AMY GOODMAN: Damu, the last time we had you on, we were talking about your own battle right now, your battle against fourth stage colon cancer. And I’m wondering how you’re doing. We also talked about the issue of health and racism within the medical system.
DAMU SMITH: Well, Amy, I’m feeling fine. I’m still battling stage four colon cancer and liver cancer. And thanks to all of the prayers and support of many, many people, my tumors have reduced significantly. I’m still battling. I’m fighting the good fight. And I’m just happy to be here, alive this morning to be on this program. And thanks for keeping me in mind when you have these topics to discuss.
AMY GOODMAN: Well, thank you very much for joining us. I want to thank Damu Smith for being there and today on the show, founder of Black Voices for Peace.

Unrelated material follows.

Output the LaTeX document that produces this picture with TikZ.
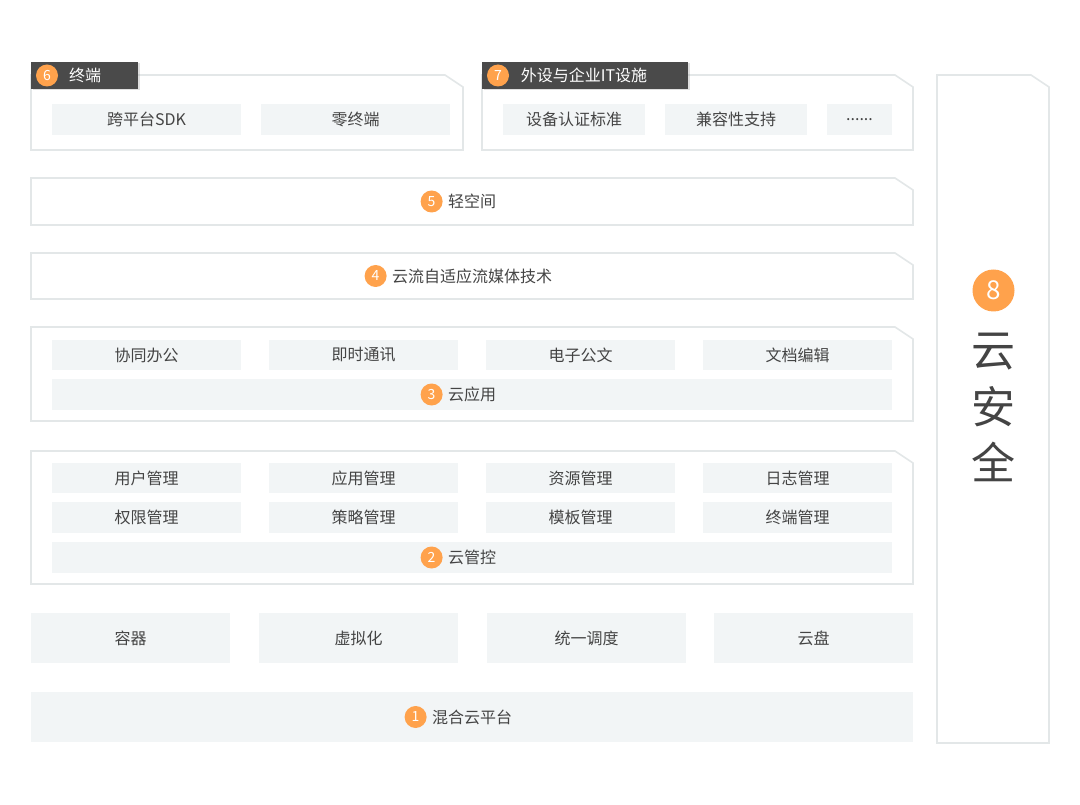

Look forward to having you on again soon on these and other issues. David Helvarg, thank you for joining us. Final comments as you watch this storm from your vantage point in Hawaii?
DAVID HELVARG: Well, flying back here, it was interesting from a distance. The coverage as the storm swamped Louisiana was obviously less intense here. People are isolated. And yet, so many of the same issues, wherever you go. I mean, people are at war here over coastal development and loss of traditional peoples’ access to the shoreline. And there’s concerns over energy and how to move off their dependence on fossil fuels and the sense of being an island, which is dependent and at risk.
We’re all on an island. And it’s a planetary island, and we’re putting it at tremendous risk. We aren’t, actually; very specific and identifiable special interests are. And I think, you know, we the people have to organize to be able to live with the natural world and deal with its consequences in more sensible and productive ways. And in the next months it’s just a question of paying attention, I think after, pay attention to what the E.P.A. tells us in what’s really happening in those waters, and with the kind of support that the victims of this receive and the relative support of well-to-do beach homeowners versus poorer communities that are impacted. It’s an ongoing struggle. And hopefully we learn some lessons from disasters like this and just don’t let them keep repeating themselves.
AMY GOODMAN: David Helvarg, President of the Blue Frontier Campaign, his book, Blue Frontier; and Robert Shimek, thanks so much for being with us, Special Projects Coordinator of the Indigenous Environmental Network, the other end of the Mississippi at the Headwaters.